───── COLLECTED MATERIAL

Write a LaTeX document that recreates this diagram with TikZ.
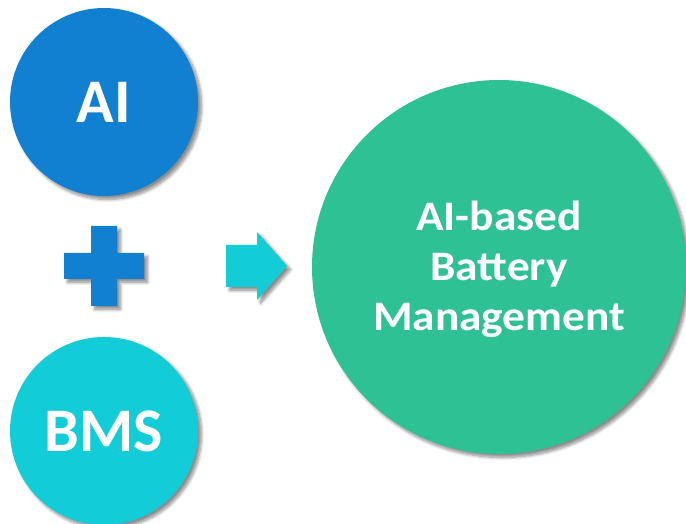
\documentclass[tikz,border=0pt]{standalone}
\usepackage{fontspec}
\setmainfont{Carlito}
\usetikzlibrary{shadows.blur}
\definecolor{aiblue}{RGB}{17,128,208}
\definecolor{bmscyan}{RGB}{18,205,216}
\definecolor{resgreen}{RGB}{46,193,148}
\tikzset{
  softshadow/.style={blur shadow={shadow xshift=3.5pt, shadow yshift=-3.5pt, shadow blur steps=8, shadow blur radius=3pt, shadow opacity=45}},
  disc/.style={circle, inner sep=0pt, text=white, font=\bfseries, softshadow},
}
\begin{document}
\begin{tikzpicture}[x=1pt,y=1pt]
  \useasboundingbox (0,0) rectangle (686,524);
  \clip (0,0) rectangle (686,524);

  % input discs
  \node[disc, fill=aiblue, minimum size=188pt, font=\bfseries\fontsize{62}{62}\selectfont] (ai) at (104,422) {AI};
  \node[disc, fill=bmscyan, minimum size=188pt, font=\bfseries\fontsize{62}{62}\selectfont] (bms) at (104,93) {BMS};

  % result disc; its label sits a little below centre and is set slightly wide
  \node[disc, fill=resgreen, minimum size=374pt,
        label={[text=white, inner sep=0pt, yshift=-3.5pt]center:%
          \scalebox{1.08}[1]{\fontsize{42}{50}\selectfont\bfseries
          \begin{tabular}{@{}c@{}}AI-based\\Battery\\Management\end{tabular}}}]
        (res) at (499,257) {};

  % plus sign
  \coordinate (pc) at (104,258);
  \fill[aiblue, softshadow]
    ([shift={(-13,40)}]pc) -- ([shift={(13,40)}]pc) -- ([shift={(13,13)}]pc) --
    ([shift={(40,13)}]pc) -- ([shift={(40,-13)}]pc) -- ([shift={(13,-13)}]pc) --
    ([shift={(13,-40)}]pc) -- ([shift={(-13,-40)}]pc) -- ([shift={(-13,-13)}]pc) --
    ([shift={(-40,-13)}]pc) -- ([shift={(-40,13)}]pc) -- ([shift={(-13,13)}]pc) -- cycle;

  % block arrow
  \coordinate (tip) at (287,258);
  \fill[bmscyan, softshadow]
    ([shift={(-61,21)}]tip) -- ([shift={(-30,21)}]tip) -- ([shift={(-30,34)}]tip) --
    (tip) -- ([shift={(-30,-34)}]tip) -- ([shift={(-30,-21)}]tip) --
    ([shift={(-61,-21)}]tip) -- cycle;
\end{tikzpicture}
\end{document}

──────────

• [WHAT TO WORK ON] Take the lines from the start of the material to the line with "(res) at (499,257)", both included, and transcribe them exactly without the pictures.

• [ANSWER BELOW]
Write a LaTeX document that recreates this diagram with TikZ.
\documentclass[tikz,border=0pt]{standalone}
\usepackage{fontspec}
\setmainfont{Carlito}
\usetikzlibrary{shadows.blur}
\definecolor{aiblue}{RGB}{17,128,208}
\definecolor{bmscyan}{RGB}{18,205,216}
\definecolor{resgreen}{RGB}{46,193,148}
\tikzset{
  softshadow/.style={blur shadow={shadow xshift=3.5pt, shadow yshift=-3.5pt, shadow blur steps=8, shadow blur radius=3pt, shadow opacity=45}},
  disc/.style={circle, inner sep=0pt, text=white, font=\bfseries, softshadow},
}
\begin{document}
\begin{tikzpicture}[x=1pt,y=1pt]
  \useasboundingbox (0,0) rectangle (686,524);
  \clip (0,0) rectangle (686,524);

  % input discs
  \node[disc, fill=aiblue, minimum size=188pt, font=\bfseries\fontsize{62}{62}\selectfont] (ai) at (104,422) {AI};
  \node[disc, fill=bmscyan, minimum size=188pt, font=\bfseries\fontsize{62}{62}\selectfont] (bms) at (104,93) {BMS};

  % result disc; its label sits a little below centre and is set slightly wide
  \node[disc, fill=resgreen, minimum size=374pt,
        label={[text=white, inner sep=0pt, yshift=-3.5pt]center:%
          \scalebox{1.08}[1]{\fontsize{42}{50}\selectfont\bfseries
          \begin{tabular}{@{}c@{}}AI-based\\Battery\\Management\end{tabular}}}]
        (res) at (499,257) {};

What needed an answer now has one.